What the controversy that you’re talking of—been to IIT Bombay a few times, one of my batchmates is actually a professor right there, the protest that you’re referring to, that came from students belonging to the Ambedkar, Periyar, Phule study circle. And, if you look at the genesis of that body, it’s both interesting and appreciable. You know, if you want to get into the minds of the likes of Ambedkar or Phule, how can one find fault with that?
It’s just that the kids are quite young, and they equate vegetarianism with Brahmanism, right? Which is even factually a misplaced notion. Because if you look at the Brahmins of, of Bihar or Jharkhand or Odisha or Bengal or Assam, all the places in the East, that is, or even the Brahmins from the deep South—they very liberally consume flesh. So, it’s not as if, if you want to oppose Brahmanism, you must oppose vegetarianism as well. That’s what those kids have done.
It’s not that they have something terribly against vegetarian food. What they are opposing is the injustices of the past and their carry-over into the present; that’s what they are opposing. And I think that’s something very justifiable, and we must appreciate that. But where they are missing it, is in the equivalence that they are mistakenly and quite imaginatively establishing between Brahmanism and vegetarianism.

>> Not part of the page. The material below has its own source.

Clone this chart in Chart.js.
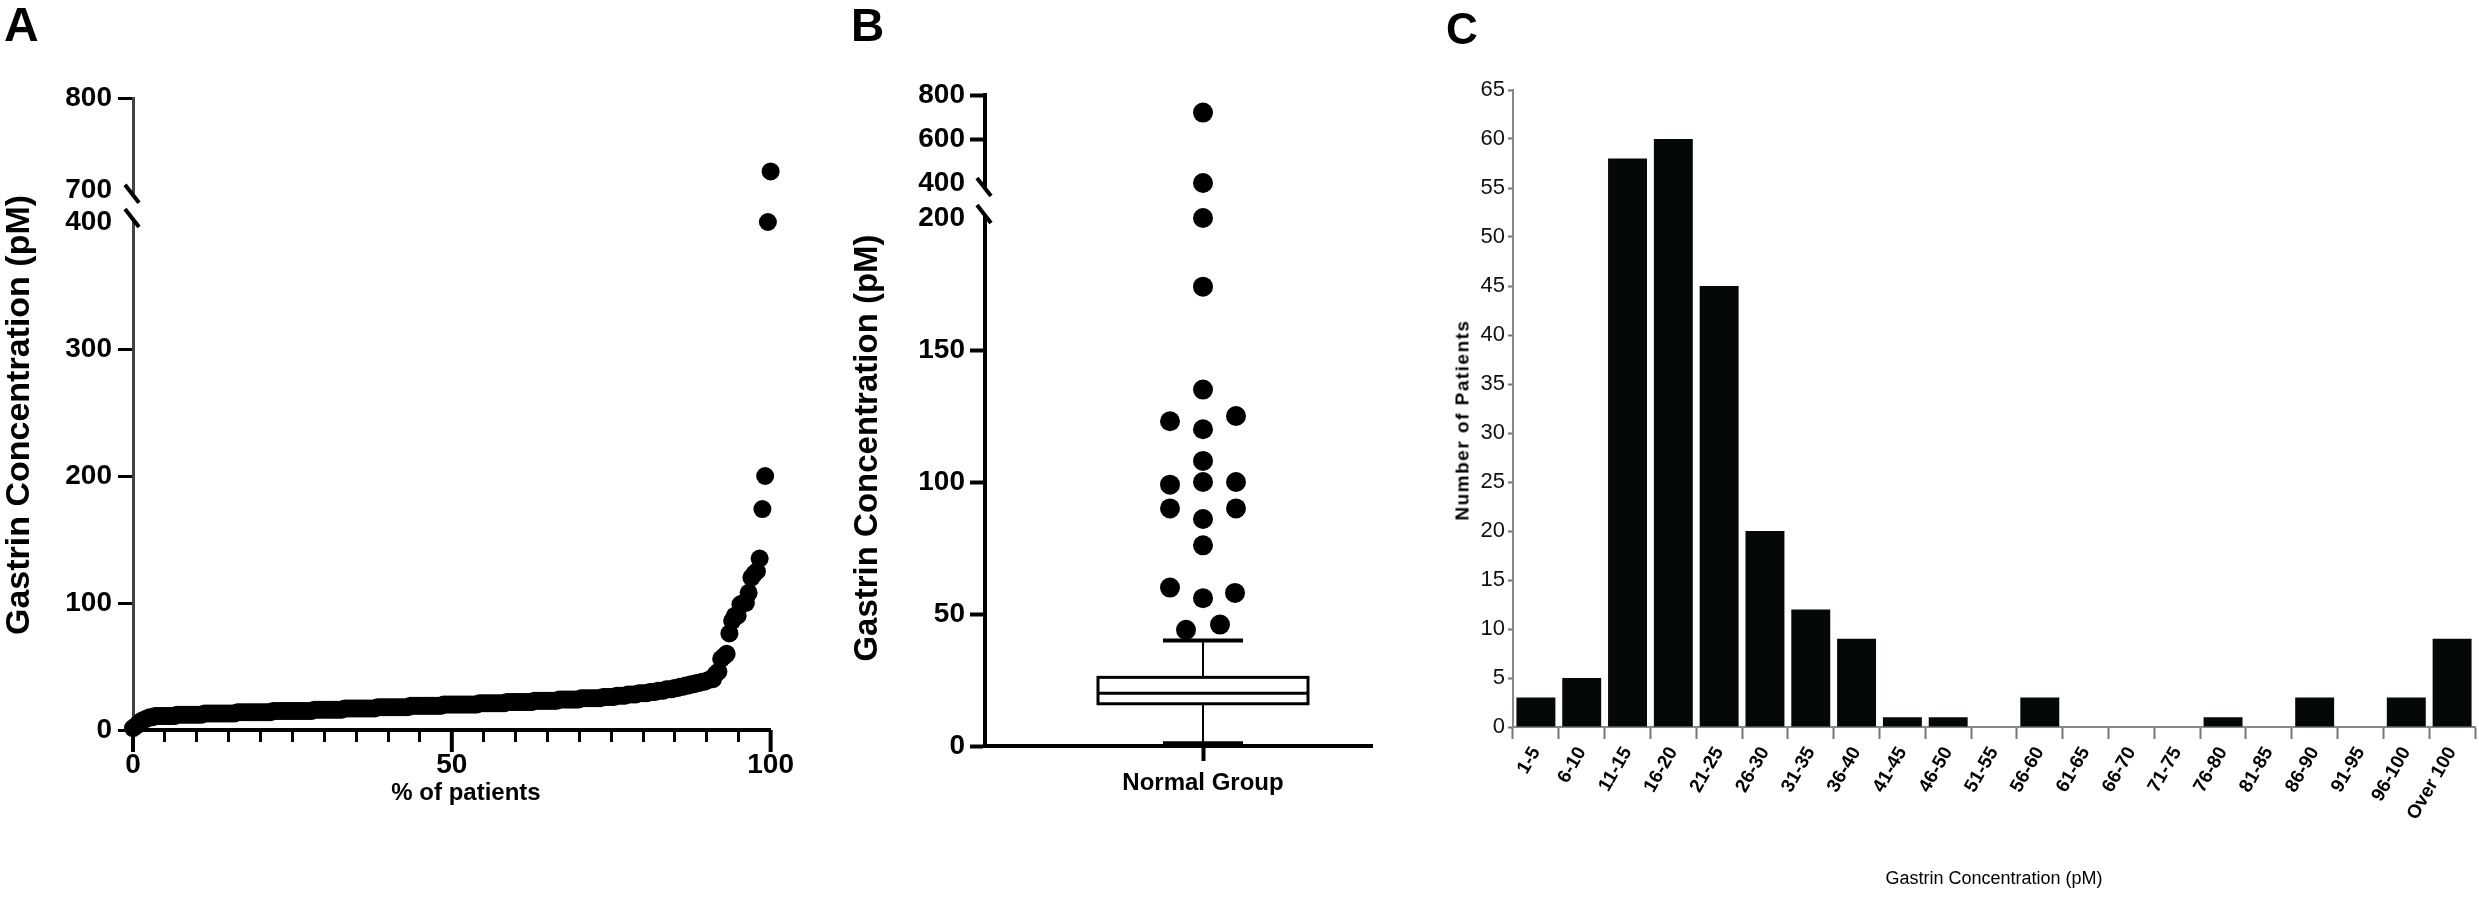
<!DOCTYPE html>
<html>
<head>
<meta charset="utf-8">
<script src="https://cdn.jsdelivr.net/npm/chart.js@4.4.1/dist/chart.umd.min.js"></script>
<style>
  html, body { margin: 0; padding: 0; background: #fff; }
  body { width: 2479px; height: 903px; position: relative; overflow: hidden; font-family: "Liberation Sans", Arial, sans-serif; }
  .panel { position: absolute; top: 0; height: 903px; }
  .lbl { position: absolute; line-height: 1; white-space: nowrap; color: #000; }
  .b { font-weight: bold; }
  .rot { transform: translate(-50%, -50%) rotate(-90deg); }
  .ctr { transform: translate(-50%, -50%); }
</style>
</head>
<body>
<div class="panel" style="left:0;width:800px"><canvas id="chartA"></canvas></div>
<div class="panel" style="left:820px;width:600px"><canvas id="chartB"></canvas></div>
<div class="panel" style="left:1420px;width:1059px"><canvas id="chartC"></canvas></div>

<div class="lbl b" style="left:4px;top:1px;font-size:48px">A</div>
<div class="lbl b" style="left:851px;top:2px;font-size:46px">B</div>
<div class="lbl b" style="left:1446px;top:7px;font-size:44px">C</div>

<div class="lbl b rot" style="left:17px;top:415px;font-size:34px">Gastrin Concentration (pM)</div>
<div class="lbl b ctr" style="left:466px;top:792px;font-size:24px">% of patients</div>
<div class="lbl b rot" style="left:865px;top:448px;font-size:33px">Gastrin Concentration (pM)</div>
<div class="lbl b rot" style="left:1462px;top:420px;font-size:19px;letter-spacing:1.5px">Number of Patients</div>
<div class="lbl ctr" style="left:1994px;top:878px;font-size:18px">Gastrin Concentration (pM)</div>

<script>
// A: every patient's gastrin value (pM), lowest to highest
const gastrinSorted = [
  1.5, 3, 5,
  7, 8, 9, 10, 10,
  11, 11, 11, 11, 11, 11, 11, 11,
  12, 12, 12, 12, 12, 12, 12, 12, 12, 12,
  13, 13, 13, 13, 13, 13, 13, 13, 13, 13, 13, 13,
  14, 14, 14, 14, 14, 14, 14, 14, 14, 14, 14, 14, 14,
  15, 15, 15, 15, 15, 15, 15, 15, 15, 15, 15, 15, 15, 15, 15,
  16, 16, 16, 16, 16, 16, 16, 16, 16, 16, 16,
  17, 17, 17, 17, 17, 17, 17, 17, 17, 17, 17, 17,
  18, 18, 18, 18, 18, 18, 18, 18, 18, 18, 18, 18,
  19, 19, 19, 19, 19, 19, 19, 19, 19, 19, 19, 19,
  20, 20, 20, 20, 20, 20, 20, 20, 20, 20, 20, 20, 20,
  21, 21, 21, 21, 21, 21, 21, 21, 21, 21,
  22, 22, 22, 22, 22, 22, 22, 22, 22, 22,
  23, 23, 23, 23, 23, 23, 23, 23, 23,
  24, 24, 24, 24, 24, 24, 24, 24,
  25, 25, 25, 25, 25, 25, 25, 25,
  26, 26, 26, 26, 26, 27, 27, 27, 27, 28, 28, 28, 28, 29, 29, 29, 29, 30, 30, 30,
  31, 31, 31, 32, 32, 32, 33, 33, 34, 34, 35, 35,
  36, 36, 37, 37, 38, 38, 39, 40, 40,
  44, 46, 56, 58, 60, 76, 86, 90, 90, 99, 100, 100,
  108, 120, 123, 125, 135, 174, 200, 400, 720
];

// B: box-and-whisker summary [min, Q1, median, Q3, upper whisker] and the outliers
const boxStats = [1, 16, 20, 26, 40];
const outlierValues = [44, 46, 56, 58, 60, 76, 86, 90, 90, 99, 100, 100, 108, 120, 123, 125, 135, 174, 200, 400, 720];
const outlierJitter = [-0.17, 0.17, 0, 0.32, -0.33, 0, 0, -0.33, 0.33, -0.33, 0, 0.33, 0, 0, -0.33, 0.33, 0, 0, 0, 0, 0];
const groupLabels = ['Normal Group'];

// C: histogram
const binLabels = ['1-5', '6-10', '11-15', '16-20', '21-25', '26-30', '31-35', '36-40', '41-45', '46-50',
  '51-55', '56-60', '61-65', '66-70', '71-75', '76-80', '81-85', '86-90', '91-95', '96-100', 'Over 100'];
const patientCounts = [3, 5, 58, 60, 45, 20, 12, 9, 1, 1, 0, 3, 0, 0, 0, 1, 0, 3, 0, 3, 9];

Chart.defaults.font.family = '"Liberation Sans", Arial, sans-serif';
Chart.defaults.color = '#000';

const dots = (r) => ({ pointRadius: r, pointHoverRadius: r, pointBackgroundColor: '#000', pointBorderWidth: 0, showLine: false, clip: false });
const hideTick = (v) => (c) => (c.tick && c.tick.value === v ? 'rgba(0,0,0,0)' : '#000');

// draws the // marks where the y axis is cut
const axisBreak = (lowId, highId, highTick) => ({
  id: 'axisBreak',
  afterDraw(chart) {
    const ctx = chart.ctx;
    const x = chart.chartArea.left - 1;
    const y1 = chart.scales[highId].getPixelForValue(highTick) + 4;
    const y2 = chart.scales[lowId].top - 4;
    ctx.save();
    ctx.fillStyle = '#fff';
    ctx.fillRect(x - 5, y1, 10, y2 - y1);
    ctx.strokeStyle = '#000';
    ctx.lineWidth = 4;
    [y1, y2].forEach(y => {
      ctx.beginPath();
      ctx.moveTo(x - 7, y - 9);
      ctx.lineTo(x + 7, y + 9);
      ctx.stroke();
    });
    ctx.restore();
  }
});

// ---------- A ----------
const lowA = [], highA = [];
gastrinSorted.forEach((v, i) => {
  const pt = { x: i / (gastrinSorted.length - 1) * 100, y: v };
  (v > 400 ? highA : lowA).push(pt);
});

const majorTicksA = {
  id: 'majorTicksA',
  afterDraw(chart) {
    const sx = chart.scales.x, ctx = chart.ctx;
    ctx.save();
    ctx.strokeStyle = '#000';
    ctx.lineWidth = 4;
    sx.ticks.forEach(t => {
      if (t.value % 50 !== 0) return;
      const px = sx.getPixelForValue(t.value);
      ctx.beginPath();
      ctx.moveTo(px, sx.top);
      ctx.lineTo(px, sx.top + 22);
      ctx.stroke();
    });
    ctx.restore();
  }
};

const tickFontBig = { size: 28, weight: 'bold' };

new Chart(document.getElementById('chartA'), {
  type: 'scatter',
  data: {
    datasets: [
      { data: lowA, yAxisID: 'yLow', ...dots(9) },
      { data: highA, yAxisID: 'yHigh', ...dots(9) }
    ]
  },
  options: {
    animation: false,
    responsive: true,
    maintainAspectRatio: false,
    devicePixelRatio: 1,
    layout: { padding: { left: 0, top: 98, right: 26, bottom: 0 } },
    plugins: { legend: { display: false }, tooltip: { enabled: false } },
    scales: {
      x: {
        type: 'linear', min: 0, max: 100,
        afterFit: s => { s.height = 173; },
        ticks: { stepSize: 5, autoSkip: false, maxRotation: 0, padding: 6, font: tickFontBig,
          callback: v => (v % 50 === 0 ? v : '') },
        grid: { drawOnChartArea: false, tickLength: 12, tickWidth: 3, tickColor: '#000' },
        border: { color: '#000', width: 4 }
      },
      yHigh: {
        type: 'linear', min: 665, max: 800, stack: 'a', stackWeight: 124, weight: 1,
        afterFit: s => { s.width = 133; },
        afterBuildTicks: s => { s.ticks = [{ value: 700 }, { value: 800 }]; },
        ticks: { padding: 6, font: tickFontBig },
        grid: { drawOnChartArea: false, tickLength: 15, tickWidth: 3, tickColor: hideTick(700) },
        border: { color: '#444', width: 3 }
      },
      yLow: {
        type: 'linear', min: 0, max: 400, stack: 'a', stackWeight: 508, weight: 0,
        afterFit: s => { s.width = 133; },
        ticks: { stepSize: 100, padding: 6, font: tickFontBig },
        grid: { drawOnChartArea: false, tickLength: 15, tickWidth: 3, tickColor: hideTick(400) },
        border: { color: '#444', width: 3 }
      }
    }
  },
  plugins: [axisBreak('yLow', 'yHigh', 700), majorTicksA]
});

// ---------- B ----------
const lowB = [], highB = [];
outlierValues.forEach((v, i) => {
  const pt = { x: outlierJitter[i], y: v };
  (v > 200 ? highB : lowB).push(pt);
});

const boxPlot = {
  id: 'boxPlot',
  beforeDatasetsDraw(chart) {
    const ctx = chart.ctx, sx = chart.scales.x, sy = chart.scales.yLow;
    const [lo, q1, med, q3, hi] = boxStats;
    const cx = sx.getPixelForValue(0);
    const bx0 = sx.getPixelForValue(-1.05), bx1 = sx.getPixelForValue(1.05);
    const c0 = sx.getPixelForValue(-0.4), c1 = sx.getPixelForValue(0.4);
    const seg = (x0, y0, x1, y1) => { ctx.beginPath(); ctx.moveTo(x0, y0); ctx.lineTo(x1, y1); ctx.stroke(); };
    ctx.save();
    ctx.strokeStyle = '#000';
    ctx.lineWidth = 2;
    seg(cx, sy.getPixelForValue(q3), cx, sy.getPixelForValue(hi));
    seg(cx, sy.getPixelForValue(q1), cx, sy.getPixelForValue(lo));
    ctx.lineWidth = 4;
    seg(c0, sy.getPixelForValue(hi), c1, sy.getPixelForValue(hi));
    seg(c0, sy.getPixelForValue(lo), c1, sy.getPixelForValue(lo));
    const top = sy.getPixelForValue(q3), bot = sy.getPixelForValue(q1);
    ctx.fillStyle = '#fff';
    ctx.fillRect(bx0, top, bx1 - bx0, bot - top);
    ctx.lineWidth = 3;
    ctx.strokeRect(bx0, top, bx1 - bx0, bot - top);
    seg(bx0, sy.getPixelForValue(med), bx1, sy.getPixelForValue(med));
    ctx.restore();
  }
};

new Chart(document.getElementById('chartB'), {
  type: 'scatter',
  data: {
    datasets: [
      { data: lowB, yAxisID: 'yLow', ...dots(10) },
      { data: highB, yAxisID: 'yHigh', ...dots(10) }
    ]
  },
  options: {
    animation: false,
    responsive: true,
    maintainAspectRatio: false,
    devicePixelRatio: 1,
    layout: { padding: { left: 0, top: 95, right: 48, bottom: 0 } },
    plugins: { legend: { display: false }, tooltip: { enabled: false } },
    scales: {
      x: {
        type: 'linear', min: -2.18, max: 1.69,
        afterFit: s => { s.height = 157; },
        afterBuildTicks: s => { s.ticks = [{ value: 0 }]; },
        ticks: { padding: 8, maxRotation: 0, font: { size: 24, weight: 'bold' }, callback: () => groupLabels[0] },
        grid: { drawOnChartArea: false, tickLength: 15, tickWidth: 4, tickColor: '#000' },
        border: { color: '#000', width: 4 }
      },
      yHigh: {
        type: 'linear', min: 241, max: 800, stack: 'b', stackWeight: 123, weight: 1,
        afterFit: s => { s.width = 165; },
        afterBuildTicks: s => { s.ticks = [{ value: 400 }, { value: 600 }, { value: 800 }]; },
        ticks: { padding: 5, font: tickFontBig },
        grid: { drawOnChartArea: false, tickLength: 15, tickWidth: 4, tickColor: hideTick(400) },
        border: { color: '#000', width: 4 }
      },
      yLow: {
        type: 'linear', min: 0, max: 200, stack: 'b', stackWeight: 528, weight: 0,
        afterFit: s => { s.width = 165; },
        ticks: { stepSize: 50, padding: 5, font: tickFontBig },
        grid: { drawOnChartArea: false, tickLength: 15, tickWidth: 4, tickColor: hideTick(200) },
        border: { color: '#000', width: 4 }
      }
    }
  },
  plugins: [boxPlot, axisBreak('yLow', 'yHigh', 400)]
});

// ---------- C ----------
new Chart(document.getElementById('chartC'), {
  type: 'bar',
  data: {
    labels: binLabels,
    datasets: [{
      data: patientCounts,
      backgroundColor: '#050808',
      borderWidth: 0,
      barPercentage: 0.85,
      categoryPercentage: 1
    }]
  },
  options: {
    animation: false,
    responsive: true,
    maintainAspectRatio: false,
    devicePixelRatio: 1,
    layout: { padding: { left: 0, top: 90, right: 4, bottom: 0 } },
    plugins: { legend: { display: false }, tooltip: { enabled: false } },
    scales: {
      x: {
        afterFit: s => { s.height = 176; },
        ticks: { autoSkip: false, minRotation: 60, maxRotation: 60, padding: 4, color: '#000', font: { size: 19, weight: 'bold' } },
        grid: { offset: true, drawOnChartArea: false, tickLength: 12, tickWidth: 2, tickColor: '#777' },
        border: { color: '#888', width: 2 }
      },
      y: {
        min: 0, max: 65,
        afterFit: s => { s.width = 93; },
        ticks: { stepSize: 5, padding: 3, color: '#111', font: { size: 22 } },
        grid: { drawOnChartArea: false, tickLength: 5, tickWidth: 2, tickColor: '#777' },
        border: { color: '#888', width: 2 }
      }
    }
  }
});
</script>
</body>
</html>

One has to be vegetarian, rather a vegan, not out of ideology but out of compassion. You see, if, if we are talking of, of standing for the, for the oppressed ones—that’s what Ambedkar did, that’s what Periyar did—If you are talking of standing for the oppressed ones, there is nobody more oppressed in the world today than these these little kids from the various species, no?
Ten lakh cows are slaughtered every day, a few million pigs, and then hundreds of millions of chicken, and countless million fish, eleven million ducks. They’re not just being harassed or dominated. They are being slaughtered! So, they are the most oppressed ones.
If you’re an Ambedkarite, you should be the first one to turn vegan, no? Because oppression should not see caste; oppression should not see gender; oppression should not see creed or color; oppression should also not see species, should also not see species.
You know, it is very bad when a human being is oppressed. Is it also not equally bad when a sheep, or a goat, or a chicken, or a fish, or a pig is slaughtered? So, I would rather, I would rather envision that people who have been through oppression and subjugation would have that extra bit of sensitivity towards every creature who is being subjected to injustice. And we are not talking of just slaughter here. Mind it, species are getting extinct at the rate of hundreds and thousands a day. So how can an Ambedkarite condone that? Right?
I’ve tremendous respect for for these three people and several others from several walks of life. Not only Indians but, but fighters from across the world who stood against injustice. In fact, justice is something so dear to my heart that, that I sometimes get a bit scared. I don’t want to be in a position where I see a blatant act of injustice happening right in front of my eyes. I’m not sure I’ll be able to, you know, control myself and moderate myself in that situation. So, I just don’t want to be in that situation where I see it happening. I’m afraid I’ll just run amok!
So, so justice is wonderful, justice is beautiful, justice is Truth. But why should that justice not be offered to all our little brothers and sisters of the various species on the globe? So, I would request members of that study circle to kindly reconsider their stand, and, and not posit false equivalence. In the name of opposing Brahmanism, how can we slaughter animals? There is no rhyme or reason to it!